GIVEN PROBLEM:
Output the material beneath this task exactly, images excluded.

DATA PROVIDED:
----------
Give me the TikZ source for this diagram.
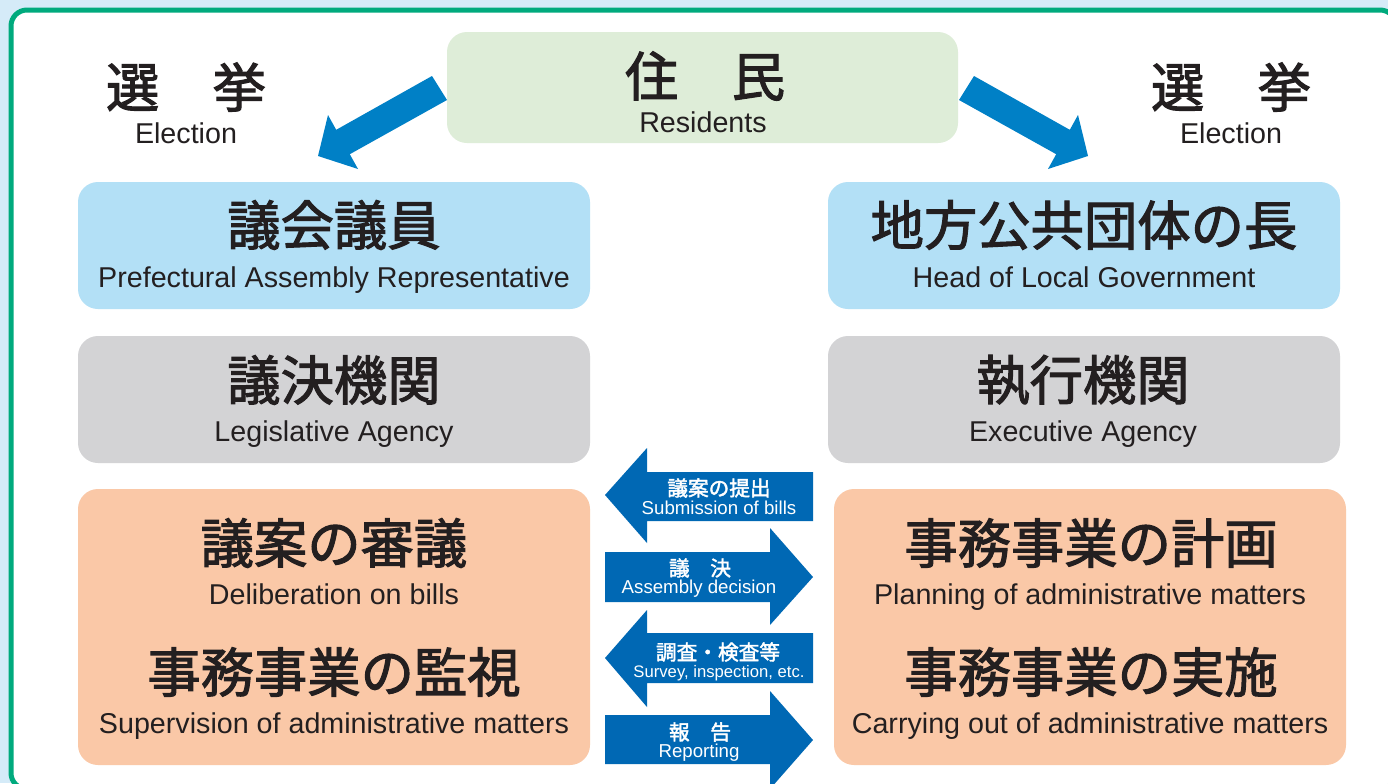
\documentclass[tikz,border=0pt]{standalone}
\usepackage{fontspec}
\setmainfont{Liberation Sans}
\newfontfamily\jpt{Noto Sans CJK JP}[FakeBold=2]
\definecolor{bgblue}{RGB}{213,235,248}
\definecolor{frame}{RGB}{0,170,125}
\definecolor{resfill}{RGB}{222,237,216}
\definecolor{bluefill}{RGB}{179,224,246}
\definecolor{grayfill}{RGB}{211,211,213}
\definecolor{orangefill}{RGB}{250,200,167}
\definecolor{toparrow}{RGB}{0,128,198}
\definecolor{midarrow}{RGB}{0,104,180}
\definecolor{ink}{RGB}{35,31,32}
\begin{document}
\begin{tikzpicture}[x=0.75pt,y=-0.75pt,
  box/.style={rounded corners=15pt, minimum width=384pt, inner sep=0pt, draw=none},
  jtitle/.style={font=\jpt\fontsize{40}{40}\selectfont, text=ink, inner sep=0pt, anchor=center},
  esub/.style={font=\fontsize{21.5}{21.5}\selectfont, text=ink, inner sep=0pt, anchor=base},
  arrj/.style={font=\jpt\fontsize{15.5}{16}\selectfont, text=white, inner sep=0pt, anchor=center},
  arre/.style={font=\fontsize{14}{14}\selectfont, text=white, inner sep=0pt, anchor=base}]
\useasboundingbox (0,0) rectangle (1388,783);
\fill[bgblue] (0,0) rectangle (1388,783);
\begin{scope}
\clip (0,0) rectangle (1388,783);
\draw[frame, line width=3.75pt, fill=white, rounded corners=12pt] (11,10) rectangle (1396,789);
\end{scope}

% boxes
\node[box, fill=resfill, minimum width=383.25pt, minimum height=83.25pt] (res) at (702.5,87.5) {};
\node[box, fill=bluefill, minimum height=95.25pt] (gikai) at (334,245.5) {};
\node[box, fill=bluefill, minimum height=95.25pt] (head) at (1084,245.5) {};
\node[box, fill=grayfill, minimum height=95.25pt] (giketsu) at (334,399.5) {};
\node[box, fill=grayfill, minimum height=95.25pt] (shikko) at (1084,399.5) {};
\node[box, fill=orangefill, minimum height=207pt] (lorange) at (334,627) {};
\node[box, fill=orangefill, minimum height=207pt] (rorange) at (1090,627) {};

% top arrows
\coordinate (la1) at (432,76);
\coordinate (la2) at (336.2,129.8);
\coordinate (la3) at (328,115);
\coordinate (latip) at (318,156);
\coordinate (la5) at (358,169);
\coordinate (la6) at (349.8,154.2);
\coordinate (la7) at (447,100);
\fill[toparrow] (la1) -- (la2) -- (la3) -- (latip) -- (la5) -- (la6) -- (la7) -- cycle;
\coordinate (ra1) at (974,76);
\coordinate (ra2) at (1069.8,129.8);
\coordinate (ra3) at (1078,115);
\coordinate (ratip) at (1088,156);
\coordinate (ra5) at (1048,169);
\coordinate (ra6) at (1056.2,154.2);
\coordinate (ra7) at (959,100);
\fill[toparrow] (ra1) -- (ra2) -- (ra3) -- (ratip) -- (ra5) -- (ra6) -- (ra7) -- cycle;

% middle arrows
\fill[midarrow] (605,495) -- (647,448) -- (647,472) -- (813,472) -- (813,521) -- (647,521) -- (647,543) -- cycle;
\fill[midarrow] (605,552) -- (770,552) -- (770,528) -- (813,577) -- (770,625) -- (770,602) -- (605,602) -- cycle;
\fill[midarrow] (605,658) -- (647,610) -- (647,633) -- (813,633) -- (813,683) -- (647,683) -- (647,707) -- cycle;
\fill[midarrow] (605,715) -- (770,715) -- (770,691) -- (813,740) -- (770,789) -- (770,764) -- (605,764) -- cycle;

% texts top
\node[jtitle] (resj) at (705,76) {住　民};
\node[esub] (rese) at (703,132) {Residents};
\node[jtitle] (lsenj) at (186,87) {選　挙};
\node[esub] (lsene) at (186,143) {Election};
\node[jtitle] (rsenj) at (1231,87) {選　挙};
\node[esub] (rsene) at (1231,143) {Election};

\node[jtitle] (gikaij) at (334,225) {議会議員};
\node[esub] (gikaie) at (334,287) {Prefectural Assembly Representative};
\node[jtitle] (headj) at (1084,225) {地方公共団体の長};
\node[esub] (heade) at (1084,287) {Head of Local Government};
\node[jtitle] (giketsuj) at (334,380) {議決機関};
\node[esub] (giketsue) at (334,441) {Legislative Agency};
\node[jtitle] (shikkoj) at (1083,380) {執行機関};
\node[esub] (shikkoe) at (1083,441) {Executive Agency};

\node[jtitle] (shingij) at (334,543) {議案の審議};
\node[esub] (shingie) at (334,604) {Deliberation on bills};
\node[jtitle] (kanshij) at (334,672) {事務事業の監視};
\node[esub] (kanshie) at (334,733) {Supervision of administrative matters};
\node[jtitle] (keikakuj) at (1091,543) {事務事業の計画};
\node[esub] (keikakue) at (1090,604) {Planning of administrative matters};
\node[jtitle] (jisshij) at (1091,672) {事務事業の実施};
\node[esub] (jisshie) at (1090,733) {Carrying out of administrative matters};

% arrow texts
\node[arrj] (a1j) at (719,488) {議案の提出};
\node[arre] (a1e) at (719,514) {Submission of bills};
\node[arrj] (a2j) at (700,568) {議　決};
\node[arre] (a2e) at (699,593) {Assembly decision};
\node[arrj] (a3j) at (718,652) {調査・検査等};
\node[arre, font=\fontsize{12.5}{13}\selectfont] (a3e) at (719,677) {Survey, inspection, etc.};
\node[arrj] (a4j) at (700,732) {報　告};
\node[arre] (a4e) at (699,757) {Reporting};
\end{tikzpicture}
\end{document}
----------
TASK OUTPUT:
Give me the TikZ source for this diagram.
\documentclass[tikz,border=0pt]{standalone}
\usepackage{fontspec}
\setmainfont{Liberation Sans}
\newfontfamily\jpt{Noto Sans CJK JP}[FakeBold=2]
\definecolor{bgblue}{RGB}{213,235,248}
\definecolor{frame}{RGB}{0,170,125}
\definecolor{resfill}{RGB}{222,237,216}
\definecolor{bluefill}{RGB}{179,224,246}
\definecolor{grayfill}{RGB}{211,211,213}
\definecolor{orangefill}{RGB}{250,200,167}
\definecolor{toparrow}{RGB}{0,128,198}
\definecolor{midarrow}{RGB}{0,104,180}
\definecolor{ink}{RGB}{35,31,32}
\begin{document}
\begin{tikzpicture}[x=0.75pt,y=-0.75pt,
  box/.style={rounded corners=15pt, minimum width=384pt, inner sep=0pt, draw=none},
  jtitle/.style={font=\jpt\fontsize{40}{40}\selectfont, text=ink, inner sep=0pt, anchor=center},
  esub/.style={font=\fontsize{21.5}{21.5}\selectfont, text=ink, inner sep=0pt, anchor=base},
  arrj/.style={font=\jpt\fontsize{15.5}{16}\selectfont, text=white, inner sep=0pt, anchor=center},
  arre/.style={font=\fontsize{14}{14}\selectfont, text=white, inner sep=0pt, anchor=base}]
\useasboundingbox (0,0) rectangle (1388,783);
\fill[bgblue] (0,0) rectangle (1388,783);
\begin{scope}
\clip (0,0) rectangle (1388,783);
\draw[frame, line width=3.75pt, fill=white, rounded corners=12pt] (11,10) rectangle (1396,789);
\end{scope}

% boxes
\node[box, fill=resfill, minimum width=383.25pt, minimum height=83.25pt] (res) at (702.5,87.5) {};
\node[box, fill=bluefill, minimum height=95.25pt] (gikai) at (334,245.5) {};
\node[box, fill=bluefill, minimum height=95.25pt] (head) at (1084,245.5) {};
\node[box, fill=grayfill, minimum height=95.25pt] (giketsu) at (334,399.5) {};
\node[box, fill=grayfill, minimum height=95.25pt] (shikko) at (1084,399.5) {};
\node[box, fill=orangefill, minimum height=207pt] (lorange) at (334,627) {};
\node[box, fill=orangefill, minimum height=207pt] (rorange) at (1090,627) {};

% top arrows
\coordinate (la1) at (432,76);
\coordinate (la2) at (336.2,129.8);
\coordinate (la3) at (328,115);
\coordinate (latip) at (318,156);
\coordinate (la5) at (358,169);
\coordinate (la6) at (349.8,154.2);
\coordinate (la7) at (447,100);
\fill[toparrow] (la1) -- (la2) -- (la3) -- (latip) -- (la5) -- (la6) -- (la7) -- cycle;
\coordinate (ra1) at (974,76);
\coordinate (ra2) at (1069.8,129.8);
\coordinate (ra3) at (1078,115);
\coordinate (ratip) at (1088,156);
\coordinate (ra5) at (1048,169);
\coordinate (ra6) at (1056.2,154.2);
\coordinate (ra7) at (959,100);
\fill[toparrow] (ra1) -- (ra2) -- (ra3) -- (ratip) -- (ra5) -- (ra6) -- (ra7) -- cycle;

% middle arrows
\fill[midarrow] (605,495) -- (647,448) -- (647,472) -- (813,472) -- (813,521) -- (647,521) -- (647,543) -- cycle;
\fill[midarrow] (605,552) -- (770,552) -- (770,528) -- (813,577) -- (770,625) -- (770,602) -- (605,602) -- cycle;
\fill[midarrow] (605,658) -- (647,610) -- (647,633) -- (813,633) -- (813,683) -- (647,683) -- (647,707) -- cycle;
\fill[midarrow] (605,715) -- (770,715) -- (770,691) -- (813,740) -- (770,789) -- (770,764) -- (605,764) -- cycle;

% texts top
\node[jtitle] (resj) at (705,76) {住　民};
\node[esub] (rese) at (703,132) {Residents};
\node[jtitle] (lsenj) at (186,87) {選　挙};
\node[esub] (lsene) at (186,143) {Election};
\node[jtitle] (rsenj) at (1231,87) {選　挙};
\node[esub] (rsene) at (1231,143) {Election};

\node[jtitle] (gikaij) at (334,225) {議会議員};
\node[esub] (gikaie) at (334,287) {Prefectural Assembly Representative};
\node[jtitle] (headj) at (1084,225) {地方公共団体の長};
\node[esub] (heade) at (1084,287) {Head of Local Government};
\node[jtitle] (giketsuj) at (334,380) {議決機関};
\node[esub] (giketsue) at (334,441) {Legislative Agency};
\node[jtitle] (shikkoj) at (1083,380) {執行機関};
\node[esub] (shikkoe) at (1083,441) {Executive Agency};

\node[jtitle] (shingij) at (334,543) {議案の審議};
\node[esub] (shingie) at (334,604) {Deliberation on bills};
\node[jtitle] (kanshij) at (334,672) {事務事業の監視};
\node[esub] (kanshie) at (334,733) {Supervision of administrative matters};
\node[jtitle] (keikakuj) at (1091,543) {事務事業の計画};
\node[esub] (keikakue) at (1090,604) {Planning of administrative matters};
\node[jtitle] (jisshij) at (1091,672) {事務事業の実施};
\node[esub] (jisshie) at (1090,733) {Carrying out of administrative matters};

% arrow texts
\node[arrj] (a1j) at (719,488) {議案の提出};
\node[arre] (a1e) at (719,514) {Submission of bills};
\node[arrj] (a2j) at (700,568) {議　決};
\node[arre] (a2e) at (699,593) {Assembly decision};
\node[arrj] (a3j) at (718,652) {調査・検査等};
\node[arre, font=\fontsize{12.5}{13}\selectfont] (a3e) at (719,677) {Survey, inspection, etc.};
\node[arrj] (a4j) at (700,732) {報　告};
\node[arre] (a4e) at (699,757) {Reporting};
\end{tikzpicture}
\end{document}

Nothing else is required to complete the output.